Recharge the batteries:  Visions of a lithium mother lode charged up business writers like Fast Company's Kit Eaton, who called the discovery "fabulous" and went on to explain why lithium is a metal we've learned to love. Charles Cooper, writing for CBS News, chimed in that the world's electronics manufacturers were particularly juiced by the news


Hyperbole aside, there's a reason for that kind of optimism: In a world where smartphones and mobile computing devices increasingly are the norm, lithium is an indispensable battery technology. Future technology obviously may shift, but right now batteries based on lithium technology are the most popular rechargeable batteries around.
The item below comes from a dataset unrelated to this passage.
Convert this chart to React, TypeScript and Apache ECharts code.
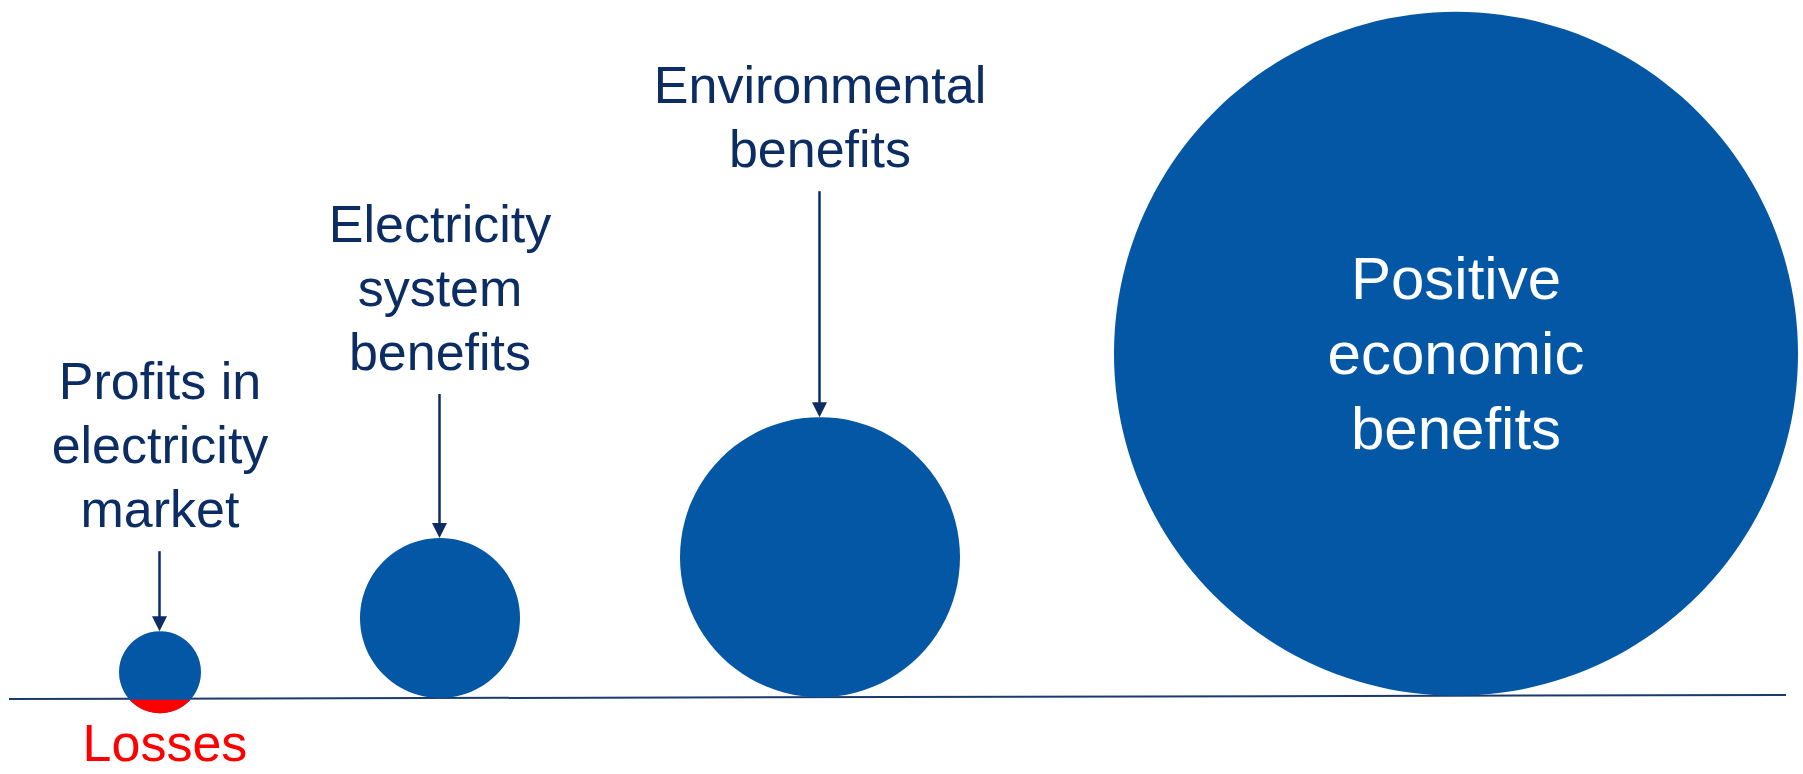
import React, { useEffect, useRef } from "react";
import * as echarts from "echarts";

// ---- data ----
const categories = [
  "Profits in electricity market",
  "Electricity system benefits",
  "Environmental benefits",
  "Positive economic benefits",
];
const labelLines = [
  ["Profits in", "electricity", "market"],
  ["Electricity", "system", "benefits"],
  ["Environmental", "benefits"],
  ["Positive", "economic", "benefits"],
];
const benefitSize = [82, 160, 280, 684]; // bubble diameters (relative magnitude)
const lossSize = [14.5, 0, 0, 0]; // part of the bubble below the zero line (losses)
const lossLabel = "Losses";

// ---- layout ----
const bubbleX = [160, 440, 820, 1456];
const arrowLength = [80, 144, 226, 0];
const labelInside = [false, false, false, true];
const baselineStart = [9, 0];
const baselineEnd = [1786, 4];

const BLUE = "#0357a5";
const NAVY = "#0b2d64";
const RED = "#ff0000";
const FONT = '"Liberation Sans", Arial, Helvetica, sans-serif';

function baselineAt(x: number) {
  const t = (x - baselineStart[0]) / (baselineEnd[0] - baselineStart[0]);
  return baselineStart[1] + t * (baselineEnd[1] - baselineStart[1]);
}

function textEl(text: string, x: number, baseline: number, size: number, fill: string, lineHeight?: number) {
  return {
    type: "text",
    style: {
      text,
      x,
      y: baseline - 0.3465 * size,
      fill,
      font: `${size}px ${FONT}`,
      lineHeight: lineHeight || size,
      textAlign: "center",
      textVerticalAlign: "middle",
      align: "center",
      verticalAlign: "middle",
    },
  };
}

export default function App() {
  const ref = useRef<HTMLDivElement>(null);
  useEffect(() => {
    if (!ref.current) return;
    const chart = echarts.init(ref.current, undefined, { renderer: "svg" });
    const data = categories.map((name, i) => ({
      name,
      value: [bubbleX[i], benefitSize[i], lossSize[i], i],
    }));
    chart.setOption({
      animation: false,
      backgroundColor: "#ffffff",
      grid: { left: 0, right: 0, top: 0, bottom: 0 },
      xAxis: { type: "value", min: 0, max: 1803, show: false },
      yAxis: { type: "value", min: -75, max: 699, show: false },
      series: [
        {
          type: "line",
          data: [baselineStart, baselineEnd],
          symbol: "none",
          lineStyle: { color: "#1b3a6e", width: 2 },
          z: 1,
          silent: true,
        },
        {
          type: "custom",
          clip: false,
          z: 2,
          data,
          renderItem: (params: any, api: any) => {
            const x = api.value(0);
            const d = api.value(1);
            const loss = api.value(2);
            const i = api.value(3);
            const base = baselineAt(x);
            const c = api.coord([x, base - loss + d / 2]);
            const cx = c[0];
            const cy = c[1];
            const r = api.size([0, d / 2])[1];
            const children: any[] = [
              { type: "circle", shape: { cx, cy, r }, style: { fill: BLUE } },
            ];
            if (loss > 0) {
              const y0 = api.coord([x, base])[1] + 1;
              const h = y0 - cy;
              const a0 = Math.asin(Math.min(1, h / r));
              const pts: number[][] = [];
              const N = 48;
              for (let k = 0; k <= N; k++) {
                const a = a0 + ((Math.PI - 2 * a0) * k) / N;
                pts.push([cx + r * Math.cos(a), cy + r * Math.sin(a)]);
              }
              children.push({ type: "polygon", shape: { points: pts }, style: { fill: RED } });
              children.push(textEl(lossLabel, cx + 5, cy + r + 48, 52, RED, 52));
            }
            const lines = labelLines[i];
            const top = cy - r;
            if (labelInside[i]) {
              const size = 60;
              const step = 75;
              const n = lines.length;
              lines.forEach((t, k) => {
                const bl = cy + 21 + (k - (n - 1) / 2) * step;
                children.push(textEl(t, cx, bl, size, "#ffffff"));
              });
            } else {
              const arrowTop = top - arrowLength[i];
              const last = arrowTop - 24;
              const n = lines.length;
              lines.forEach((t, k) => {
                children.push(textEl(t, cx, last - (n - 1 - k) * 64, 52, NAVY));
              });
              children.push({
                type: "line",
                shape: { x1: cx - 0.5, y1: arrowTop, x2: cx - 0.5, y2: top - 13 },
                style: { stroke: NAVY, lineWidth: 2.5 },
              });
              children.push({
                type: "polygon",
                shape: {
                  points: [
                    [cx - 8, top - 15],
                    [cx + 7, top - 15],
                    [cx - 0.5, top],
                  ],
                },
                style: { fill: NAVY },
              });
            }
            return { type: "group", children };
          },
        },
      ],
    });
    return () => chart.dispose();
  }, []);
  return (
    <div
      ref={ref}
      style={{ position: "absolute", left: 0, top: 0, width: 1803, height: 774 }}
    />
  );
}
That's so last spring: It's probably worth noting at this point that it was barely three months ago (in March), that Lawrence Wright, in his New Yorker article titled "Lithium Dreams," noted that Bolivia has started calling itself the "Saudi Arabia of lithium." 


And that's so 1985: Not everyone is titillated. Marc Ambinder, writing for The Atlantic, points out that Afghanistan being pockmarked with mineral deposits is old news -- the Soviets knew as far back as 1985 --and suspects that the Pentagon's revelation has more to do with trying to shed a little sunshine on a country where things aren't going so well at the momentWrites Ambinder
What better way to remind people about the country's potential bright future -- and by people I mean the Chinese, the Russians, the Pakistanis, and the Americans -- than by publicizing or re-publicizing valid (but already public) information about the region's potential wealth?


Dream on:  Then there are the skeptics who think that Afghanistan becoming Lithium Land is the longest of long shots. Writing for the Los Angeles Times Paul Richter and Julian Barnes quote a particularly dubious mining official:


"Sudan will host the Winter Olympics before these guys get a trillion dollars out of the ground," said Luke Popovich of the National Mining Assn., which represents U.S. mining companies.


Ac-cen-tu-ate the negative: And here an especially dyspeptic take from The Economist's "Democracy in America" blog


Unfortunately, rather than a highly educated, secular, demographically homogenous monolingual society, Afghanistan is a mostly illiterate, fanatically religious society composed of rival ethnicities. Plus, it's ruled by a government, or a collection of governing cliques, that already may be the most corrupt on Earth -- and that was before they found out there's a trillion dollars waiting for whoever gets the keys to the Ministry of Mines.


Oh no, not the curse! Haley Cohen, writing for Vanity Fair, raises the specter of the dreaded "resource curse" that has plagued mineral-rich countries such as Nigeria and the Congo. He quotes Michael Klare, author of Resource Wars and Blood and Oil.


When you're talking about poor countries and you suddenly discover a source of great wealth -- could be oil or gold or diamonds -- everybody is going to want to get control over that wealth, so immediately there's a potential for civil conflict. The hope is that the whole country will benefit, but what usually happens is that some gang, or political party, or clique, will monopolize control over that source of wealth and use force to maintain its monopoly at the expense of everyone else.


Thus wrote the rabble:  For their part, readers of Risen's original New York Times storytended to line up with the skeptics.  Here's a sampling of their comments


"What Afghanistan needs now is a good Minerals Management Service like we have. Something tells me that we aren't going to be leaving Afghanistan for a long, long time."-Jake Linco, Media, Pa.

 "God help them. It's never good for a country to have raw materials the USA wants."-SKV, New York.

"Yeah, check out the Congo, Nigeria and other 'resource-rich' countries to find out what the future holds for a country with negligible social structure."-Cristo, Berkeley.